§ Work to be completed
Copy exactly, and only, the lines below from the first through the one containing "p.add_layout(ls)", both included; pictures are omitted.

== Provided material ==

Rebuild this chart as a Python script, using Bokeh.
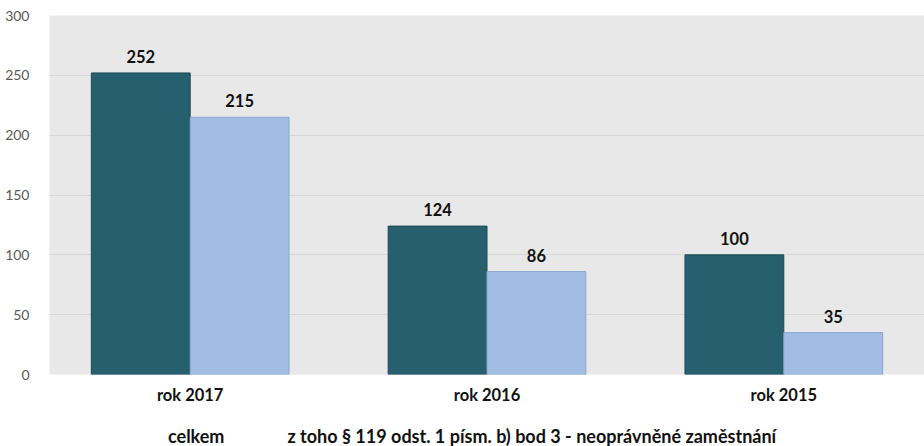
from bokeh.plotting import figure
from bokeh.models import FactorRange, ColumnDataSource, FixedTicker, Legend, LegendItem, LabelSet, Range1d
from bokeh.core.properties import value
from bokeh.transform import dodge
from bokeh.layouts import column
from bokeh.embed import file_html
from bokeh.resources import INLINE

years = ["rok 2017", "rok 2016", "rok 2015"]
celkem = [252, 124, 100]
z_toho = [215, 86, 35]
series_names = ["celkem", "z toho § 119 odst. 1 písm. b) bod 3 - neoprávněné zaměstnání"]
y_ticks = [0, 50, 100, 150, 200, 250, 300]

FONT = "Lato"
W = 0.333
DARK = "#265f6e"
LIGHT = "#a2bde4"

src = ColumnDataSource(dict(year=years, celkem=celkem, z_toho=z_toho,
                            lc=[str(v) for v in celkem], lz=[str(v) for v in z_toho]))

xr = FactorRange(*years, range_padding=-0.026, range_padding_units="absolute")
p = figure(frame_width=875, frame_height=359, x_range=xr,
           y_range=(0, 300), output_backend="svg", toolbar_location=None,
           min_border_left=49, min_border_right=0, min_border_top=15, min_border_bottom=50)
p.background_fill_color = "#e8e8e8"
p.border_fill_color = "white"
p.outline_line_color = None

r1 = p.vbar(x=dodge("year", -W / 2, range=p.x_range), top="celkem", width=W, source=src,
            fill_color=DARK, line_color="#1c4a56", line_width=1)
r2 = p.vbar(x=dodge("year", W / 2, range=p.x_range), top="z_toho", width=W, source=src,
            fill_color=LIGHT, line_color="#8aa6cc", line_width=1)

for col, lab, off in (("celkem", "lc", -W / 2), ("z_toho", "lz", W / 2)):
    ls = LabelSet(x=dodge("year", off, range=p.x_range), y=col, text=lab, source=src,
                  text_align="center", text_baseline="bottom", y_offset=10,
                  text_font=value(FONT), text_font_style="bold", text_font_size="16.5px",
                  text_color="#111111")
    p.add_layout(ls)

p.yaxis.ticker = FixedTicker(ticks=y_ticks)
p.yaxis.axis_line_color = None
p.yaxis.major_tick_line_color = None
p.yaxis.minor_tick_line_color = None
p.yaxis.major_label_text_font = FONT
p.yaxis.major_label_text_font_size = "14px"
p.yaxis.major_label_text_color = "#595959"
p.yaxis.major_label_standoff = 14

p.xaxis.axis_label = None
p.xaxis.axis_line_color = None
p.xaxis.major_tick_line_color = None
p.xaxis.minor_tick_line_color = None
p.xaxis.major_label_text_font = FONT
p.xaxis.major_label_text_font_style = "bold"
p.xaxis.major_label_text_font_size = "16.5px"
p.xaxis.major_label_text_color = "#111111"
p.xaxis.major_label_standoff = 4

p.xgrid.grid_line_color = None
p.ygrid.grid_line_color = "#d6d6d6"
p.ygrid.ticker = FixedTicker(ticks=y_ticks)

# legend strip below the chart
lg = figure(frame_width=875, frame_height=24, x_range=Range1d(0, 1), y_range=Range1d(0, 1),
            x_axis_type=None, y_axis_type=None, output_backend="svg", toolbar_location=None,
            min_border_left=49, min_border_right=0, min_border_top=0, min_border_bottom=0)
lg.outline_line_color = None
lg.background_fill_color = "white"
lg.border_fill_color = "white"
lg.xgrid.grid_line_color = None
lg.ygrid.grid_line_color = None
e1 = lg.square(x=[], y=[], fill_color=DARK, line_color="#1c4a56")
e2 = lg.square(x=[], y=[], fill_color=LIGHT, line_color="#8aa6cc")

legend = Legend(items=[LegendItem(label=series_names[0], renderers=[e1]),
                       LegendItem(label=series_names[1], renderers=[e2])],
                orientation="horizontal", location="left",
                label_text_font=FONT, label_text_font_style="bold", label_text_font_size="18px",
                label_text_color="#111111", glyph_width=10, glyph_height=10,
                spacing=46, label_standoff=7, border_line_color=None,
                background_fill_alpha=0, margin=102, padding=0)
lg.add_layout(legend, "center")

open("out.html", "w").write(file_html(column(p, lg, spacing=0), INLINE))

===

§ Result of the task
Rebuild this chart as a Python script, using Bokeh.
from bokeh.plotting import figure
from bokeh.models import FactorRange, ColumnDataSource, FixedTicker, Legend, LegendItem, LabelSet, Range1d
from bokeh.core.properties import value
from bokeh.transform import dodge
from bokeh.layouts import column
from bokeh.embed import file_html
from bokeh.resources import INLINE

years = ["rok 2017", "rok 2016", "rok 2015"]
celkem = [252, 124, 100]
z_toho = [215, 86, 35]
series_names = ["celkem", "z toho § 119 odst. 1 písm. b) bod 3 - neoprávněné zaměstnání"]
y_ticks = [0, 50, 100, 150, 200, 250, 300]

FONT = "Lato"
W = 0.333
DARK = "#265f6e"
LIGHT = "#a2bde4"

src = ColumnDataSource(dict(year=years, celkem=celkem, z_toho=z_toho,
                            lc=[str(v) for v in celkem], lz=[str(v) for v in z_toho]))

xr = FactorRange(*years, range_padding=-0.026, range_padding_units="absolute")
p = figure(frame_width=875, frame_height=359, x_range=xr,
           y_range=(0, 300), output_backend="svg", toolbar_location=None,
           min_border_left=49, min_border_right=0, min_border_top=15, min_border_bottom=50)
p.background_fill_color = "#e8e8e8"
p.border_fill_color = "white"
p.outline_line_color = None

r1 = p.vbar(x=dodge("year", -W / 2, range=p.x_range), top="celkem", width=W, source=src,
            fill_color=DARK, line_color="#1c4a56", line_width=1)
r2 = p.vbar(x=dodge("year", W / 2, range=p.x_range), top="z_toho", width=W, source=src,
            fill_color=LIGHT, line_color="#8aa6cc", line_width=1)

for col, lab, off in (("celkem", "lc", -W / 2), ("z_toho", "lz", W / 2)):
    ls = LabelSet(x=dodge("year", off, range=p.x_range), y=col, text=lab, source=src,
                  text_align="center", text_baseline="bottom", y_offset=10,
                  text_font=value(FONT), text_font_style="bold", text_font_size="16.5px",
                  text_color="#111111")
    p.add_layout(ls)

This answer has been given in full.